PH: Nollywood came out of photographing the series of the Hyena men. Whilst working on that and some editorial jobs, I made a few trips to Nigeria between 2005 and 2007. Wherever I went, every bar, or hotel I spent time in, there would always be people coming in selling stacks of DVDs. Everywhere I went, I saw people watching these locally produced movies at full volume through a broken speaker and at first it really irritated me, because the production quality was so low. I just couldn’t understand how anyone could suspend their disbelief watching this. Of course the movies have come a long way since then, but at that time the production quality was make-shift, but then it suddenly dawned on me that this was really interesting as it is also real and authentic. It is not Hotel Rwanda made with French funding, with an American actor, shot in South Africa which is supposed to be Rwanda for a supposed ‘first world’ audience. So this got me thinking how does one approach this theme without photographing in a documentary way? Simultaneously I had some other preoccupations – I was becoming aware of how people were reading my imagery and the debates that have arisen from this. I go to this place, take pictures, then put the pictures up on a white wall in New York, changing the context. I was very aware of these problems. So one of the ideas I had was to photograph Nollywood actors but completely play with how the West wants to see Africa as this hyper-exotic space. Be a little tongue in cheek with the inevitable audience, but then of course Fuck! I failed because so many people read this work as an affirmation of those stereotypes. You can’t win!

MS: Recently I went to a talk by Nobel Laureate, Wole Soyinka, one of my favourite writers and within his lecture he used Nollywood as a conduit for escapism for Africans. He was interested in the myths that Nollywood creates, in a sense replacing the pre-colonial myths of old and working as a kind of placebo and a solid societal metaphor to the problematic politics of the country. Do you see any of that kind of escapism in Nollywood?

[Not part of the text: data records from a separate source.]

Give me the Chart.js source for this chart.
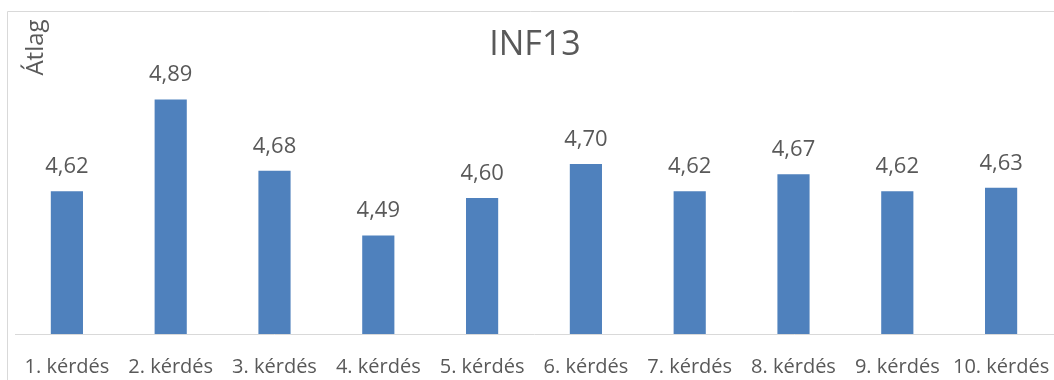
<!DOCTYPE html>
<html>
<head>
<meta charset="utf-8">
<script src="https://cdn.jsdelivr.net/npm/chart.js@4/dist/chart.umd.min.js"></script>
<style>
  html, body { margin: 0; padding: 0; background: #ffffff; }
  #wrap { width: 1054px; height: 380px; position: relative; }
</style>
</head>
<body>
<div id="wrap"><canvas id="c" width="1054" height="380"></canvas></div>
<script>
// Question labels and the average score for each
const categories = ['1. kérdés', '2. kérdés', '3. kérdés', '4. kérdés', '5. kérdés',
                    '6. kérdés', '7. kérdés', '8. kérdés', '9. kérdés', '10. kérdés'];
const averages = [4.62, 4.89, 4.68, 4.49, 4.60, 4.70, 4.62, 4.67, 4.62, 4.63];
const chartTitle = 'INF13';
const axisTitle = 'Átlag';

const FONT = '"Open Sans", "Noto Sans", sans-serif';
const TEXT = '#595959';

// Outer frame, title, rotated axis title and value labels
const decorations = {
  id: 'decorations',
  beforeDraw(chart) {
    const ctx = chart.ctx;
    ctx.save();
    ctx.strokeStyle = '#d9d9d9';
    ctx.lineWidth = 1;
    ctx.beginPath();
    ctx.moveTo(7.5, 380);
    ctx.lineTo(7.5, 11.5);
    ctx.lineTo(1054, 11.5);
    ctx.stroke();
    ctx.restore();
  },
  afterDatasetsDraw(chart) {
    const ctx = chart.ctx;
    ctx.save();
    ctx.fillStyle = TEXT;
    ctx.textAlign = 'center';
    ctx.textBaseline = 'alphabetic';
    ctx.font = '400 34px ' + FONT;
    ctx.fillText(chartTitle, 535, 55);

    ctx.save();
    ctx.translate(43, 47.5);
    ctx.rotate(-Math.PI / 2);
    ctx.font = '400 24px ' + FONT;
    ctx.fillText(axisTitle, 0, 0);
    ctx.restore();

    ctx.font = '400 22px ' + FONT;
    const meta = chart.getDatasetMeta(0);
    meta.data.forEach((bar, i) => {
      const label = averages[i].toFixed(2).replace('.', ',');
      ctx.fillText(label, bar.x, bar.y - 18);
    });
    ctx.restore();
  }
};

new Chart(document.getElementById('c'), {
  type: 'bar',
  data: {
    labels: categories,
    datasets: [{
      data: averages,
      backgroundColor: '#4f81bd',
      borderWidth: 0,
      categoryPercentage: 1.0,
      barPercentage: 0.31
    }]
  },
  options: {
    responsive: false,
    animation: false,
    layout: { padding: { left: 15, right: 1, top: 62, bottom: 0 } },
    plugins: {
      legend: { display: false },
      title: { display: false },
      tooltip: { enabled: false }
    },
    scales: {
      y: {
        display: false,
        min: 4.2,
        max: 5.0
      },
      x: {
        afterFit(scale) {
          scale.height = 46;
          scale.paddingLeft = 0;
          scale.paddingRight = 0;
        },
        grid: { display: false, drawTicks: false },
        border: { color: '#d9d9d9', width: 1 },
        ticks: {
          color: TEXT,
          font: { family: FONT, size: 20 },
          padding: 21,
          maxRotation: 0,
          autoSkip: false
        }
      }
    }
  },
  plugins: [decorations]
});
</script>
</body>
</html>
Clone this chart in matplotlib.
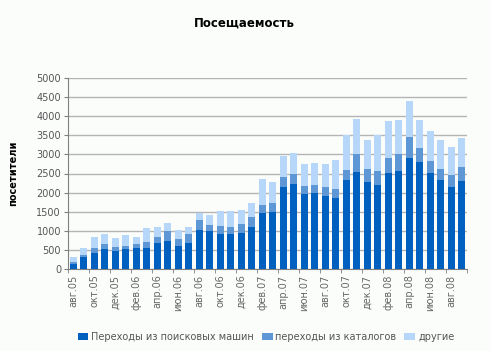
import numpy as np
import matplotlib.pyplot as plt

# months Aug 2005 .. Sep 2008
month_names = ['авг', 'сен', 'окт', 'ноя', 'дек', 'янв', 'фев', 'мар', 'апр', 'май', 'июн', 'июл']
months = []
for i in range(38):
    m = month_names[i % 12]
    year = 5 + (i + 7) // 12
    months.append(f'{m}.{year:02d}')

# cumulative tops
search = [139, 305, 427, 531, 479, 531, 557, 557, 688, 740, 610, 688, 1028,
          1002, 923, 923, 949, 1106, 1472, 1498, 2152, 2230, 1969, 1995, 1916,
          1864, 2335, 2544, 2282, 2204, 2517, 2570, 2909, 2805, 2517, 2335,
          2152, 2309]
search_cat = [174, 375, 557, 662, 584, 610, 662, 714, 845, 1002, 793, 923, 1289,
              1159, 1132, 1106, 1185, 1368, 1681, 1733, 2413, 2491, 2178, 2204,
              2152, 2099, 2596, 3014, 2622, 2570, 2909, 3014, 3458, 3171, 2831,
              2622, 2465, 2674]
total = [322, 557, 845, 923, 819, 897, 845, 1080, 1106, 1211, 1028, 1106, 1472,
         1420, 1524, 1524, 1551, 1733, 2361, 2282, 2962, 3040, 2753, 2779, 2753,
         2857, 3511, 3929, 3380, 3502, 3876, 3902, 4399, 3902, 3615, 3380, 3197,
         3432]

search = np.array(search)
catalogs = np.array(search_cat) - search
other = np.array(total) - np.array(search_cat)

labels = ['Переходы из поисковых машин', 'переходы из каталогов', 'другие']
colors = ['#0060bf', '#5e97d6', '#b6d6fa']
bg = '#fbfdfb'

fig = plt.figure(figsize=(4.91, 3.51), dpi=100, facecolor=bg)
ax = fig.add_axes([68 / 491, 1 - 269 / 351, 399 / 491, 191 / 351], facecolor=bg)

x = np.arange(len(months))
w = 0.63
ax.bar(x, search, w, color=colors[0], label=labels[0], zorder=3)
ax.bar(x, catalogs, w, bottom=search, color=colors[1], label=labels[1], zorder=3)
ax.bar(x, other, w, bottom=search + catalogs, color=colors[2], label=labels[2], zorder=3)

ax.set_xlim(-0.5, len(months) - 0.5)
ax.set_ylim(0, 5000)
ax.set_yticks(np.arange(0, 5001, 500))
ax.yaxis.grid(True, color='#b4b4b4', linewidth=1, zorder=0)
ax.tick_params(axis='y', labelsize=7, labelcolor='#555555', color='#808080', length=3, pad=2)

ax.set_xticks(x[::2])
ax.set_xticklabels(months[::2], rotation=90, fontsize=7, color='#666666')
ax.set_xticks(np.arange(-0.5, len(months), 2), minor=True)
ax.tick_params(axis='x', which='major', length=0, pad=4)
ax.tick_params(axis='x', which='minor', length=3, color='#808080')

for s in ['top', 'right']:
    ax.spines[s].set_visible(False)
ax.spines['left'].set_color('#808080')
ax.spines['bottom'].set_color('#808080')

ax.set_ylabel('посетители', fontsize=7, fontweight='bold')
ax.yaxis.set_label_coords(-50 / 399, 0.5)
fig.text(0.497, 1 - 23 / 351, 'Посещаемость', ha='center', va='center',
         fontsize=8.5, fontweight='bold')

fig.legend(loc='center', bbox_to_anchor=(266 / 491, 1 - 337 / 351), ncol=3, frameon=False,
           fontsize=7, labelcolor='#555555', handlelength=1.1, handleheight=0.8,
           handletextpad=0.3, columnspacing=0.8)

fig.savefig('out.png', dpi=100, facecolor=bg)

PH: Like Hollywood you’ll have Nollywood films that are purely escapist, but Nollywood films also take on day-to-day social issues, prostitution, corrupt politicians and so on. There are a number of things about Nollywood that I found interesting after the fact. The industry came about and evolved quickly because technology became much more affordable. The flip side of this event I later addressed in Permanent Error.

 

“I’m not interested in making work that sits only in a comfortable space, work that is purely decorative, so if my work strikes some nerves and irks some critics and creates a debate, then it has succeeded.”

 

This book was a very much a collaborative effort, I worked with the make up artist Gabazzini Zuo and he was involved in every picture. The book is dedicated to him and it also acts as portfolio for his work. Zina Saro-Wiwa – who became a good friend – wrote a great text for it, as did Chris Abani. They’re both writers whose credentials and commitment to Nigeria is impeccable, yet after working with me critics called them race traitors. I’m sure this was very traumatic for them. This is an interesting issue.

MS: Indeed. It does also for me beg the question that why did this work receive such a vitriolic response and not the work of say, someone like Cristina de Middel? Is this an interest point of reference here? Was your work and your position too far from a myth and too close to a reality?

PH: I think I can respond on two levels here, personally and philosophically. Personally of course it hurts. There is a lot of emotional and physical investment that one puts into a project of this scope and receiving that type of response definitely upsets and angers me, but then as an artist you have to step back and take stock of what your reasons are for making the work and where does it come from? If I think about the music I listen to, or the works of art I collect, or the books I read- it is all confrontational, it is all aimed at making my understanding of the world more profound. I’m not interested in making work that sits only in a comfortable space, work that is purely decorative, so if my work strikes some nerves and irks some critics and creates a debate, then it has succeeded. My understanding of imagery has naturally deepened over time and I’m aware of more nuances in my work. I understand that my images have their own power totally independent of me that created them and they launch interpretations and visual representations serving as conduits for newer understandings of things.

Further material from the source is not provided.